Reporter: Abdul Basith, Lidya Yuniartha, Noverius Laoli | Editor: Barratut Taqiyyah Rafie
KONTAN.CO.ID - Kementerian Perdagangan (Kemdag) dikabarkan telah menetapkan Harga Eceran Tertinggi (HET) beras medium sebesar Rp 9.000 per kilogram (kg) dan beras premium Rp 11.500 per kg. Jika benar, maka penetapan harga eceran ini berpotensi menimbulkan masalah baru. Sebab, pedagang menilai harga tersebut tidak mencerminkan fakta harga di lapangan.
Paryoto, salah satu pedagang beras di Sragen Jawa Tengah mengatakan, bila harga tersebut benar ditetapkan maka akan menimbulkan kerugian kepada pedagang. Sebab dengan harga beras medium sebesar Rp 9.000 per kg, otomatis harga di pedagang beras harus lebih murah berkisar Rp 8.200.
"Sementara, penggilingan tidak akan menjual beras bila harga yang ditawarkan tidak sesuai. Hal yang sama juga berlaku untuk beras premium," ujarnya kepada KONTAN, Selasa (15/8).
Menurut Paryoto, pemerintah sebaiknya tidak mematok harga beras di tingkat konsumen. Sebab beras memiliki beragam kualitas yang membutuhkan biaya yang cukup besar untuk mengolahnya. Apalagi saat ini, harga gabah di tingkat petani juga sudah tergolong tinggi. Untuk gabah kering panen (GKP) sebesar Rp 4.700 per kg dan gabah kering giling (GKG) senilai Rp 5.200-Rp 5.300 per kg.

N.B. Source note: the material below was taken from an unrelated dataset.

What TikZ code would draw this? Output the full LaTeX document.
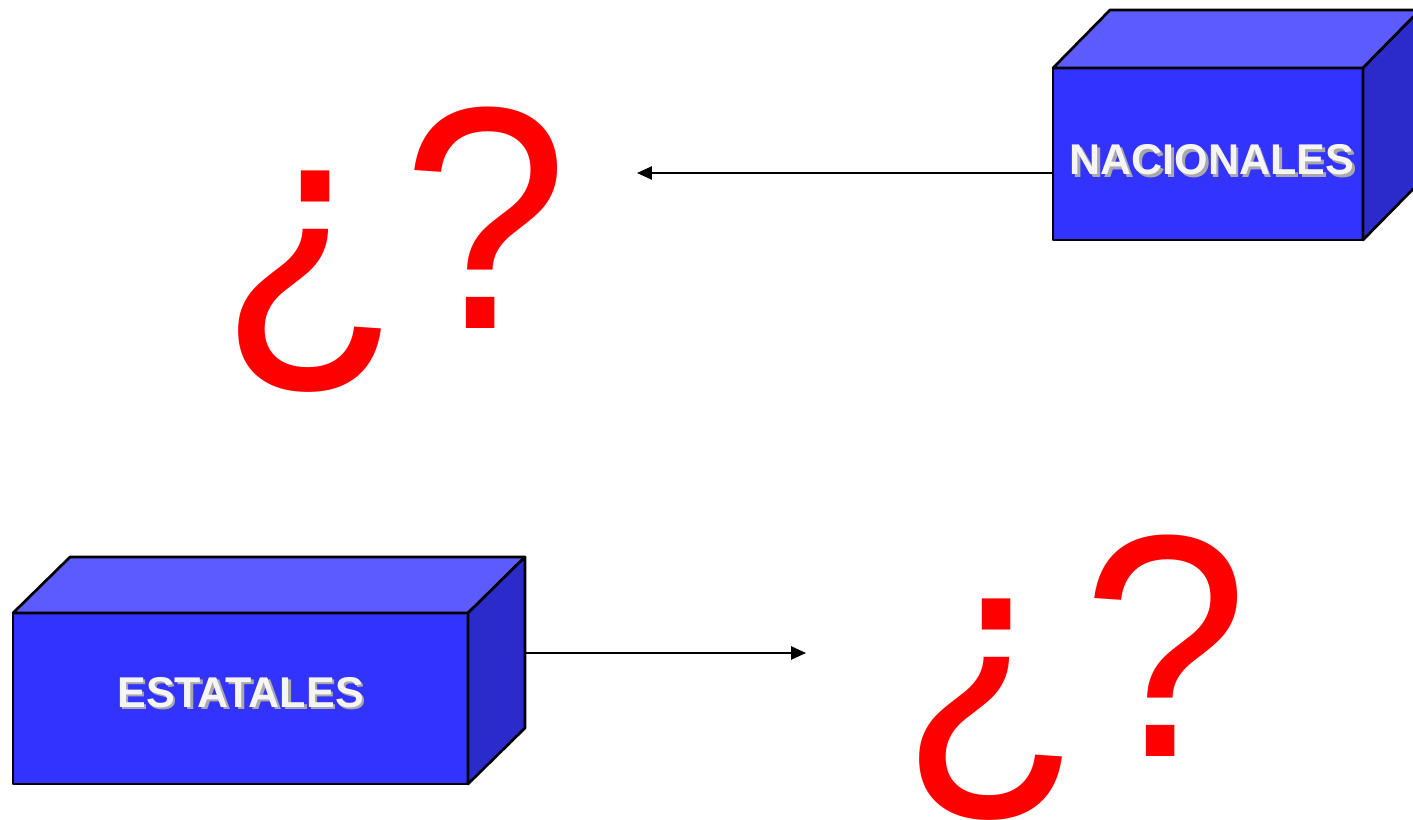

Hal yang sama juga diungkapkan Ayong, salah satu pedagang di Pasar Induk Beras Cipinang (PIBC) Jakarta. Dia bilang, bila pemerintah menerapkan harga sebesar itu, maka penggilingan beras dari daerah akan enggan mengirimkan berasnya ke pasar induk, karena harga yang ditawarkan sangat rendah.
Kalau harga premium menjadi Rp 11.500 per kg, itu mungkin dari daerah tidak mau datang karena merasa rugi. Sementara, kami juga tidak bisa beli lebih mahal. Kalau dia tidak datang kan otomatis kami tidak punya barang, ujar Ayong.
HPP naik 10%
Namun pedagang beras dari Gresik Jawa Timur bernama Sumanto mendukung penetapan HET tersebut. Sebab dengan adanya HET harga beras dapat distabilkan.
Kalau sudah ditentukan HET, berarti saya beli gabah tidak tinggi, ada patokannya. Yang dirugikan bukan petani dan pedagang, yang dirugikan itu pedagang besar. Kalau HET ada, harga di tingkat penggilingan kecil tidak berubah-ubah ungkap Sumanto.
Namun agar lebih valid, pedagang masih menunggu kebijakan resmi pemerintah atas penetapan HET beras ini.
Ketua Umum Kontak Tani Nelayan Andalan (KTNA) Winarno Tohir mengaku pihaknya juga diundang dalam rapat penentuan HET dengan Kemdag. Namun menurutnya, petani tidak terlibat terlalu jauh dalam penentuan HET beras. Sebab petani hanya berkepentingan pada penentuan harga GKP dan GKG. "Petani itu tidak memiliki mesin penggilingan padi, jadi yang menolak HET Itu pedagang dan industri penggilingan," ujarnya.
Menurutnya dalam rapat tersebut, pemerintah akan menaikkan harga pembelian gabah ditingkat petani sebesar 10%. Dengan begitu maka harga GKP naik dari Rp 3.700 per kg menjadi Rp 4.070 per kg. Sementara GKG naik dari sebelumnya Rp 4.600 per kg menjadi Rp 5.060 per kg. Sementara harga beras di petani juga naik dari Rp 7.300 per kg menjadi Rp 8.030 per kg.
Roy Nicholas Mandey, Ketua Asosiasi Pedagang Ritel Indonesia (Aprindo) mengaku, pembahasan HET beras di Kemdag pada Selasa (15/8) berlangsung alot hingga malam hari. Bahkan, menurutnya, sempat terjadi deadlock akibat perbedaan persepsi antara pemerintah dan kalangan pengusaha "Saat ini masih berlangsung, tadi sempat deadlock karena persepsi disamakan," ujar Roy di sela-sela rapat ke KONTAN sekitar pukul 20.30 WIB.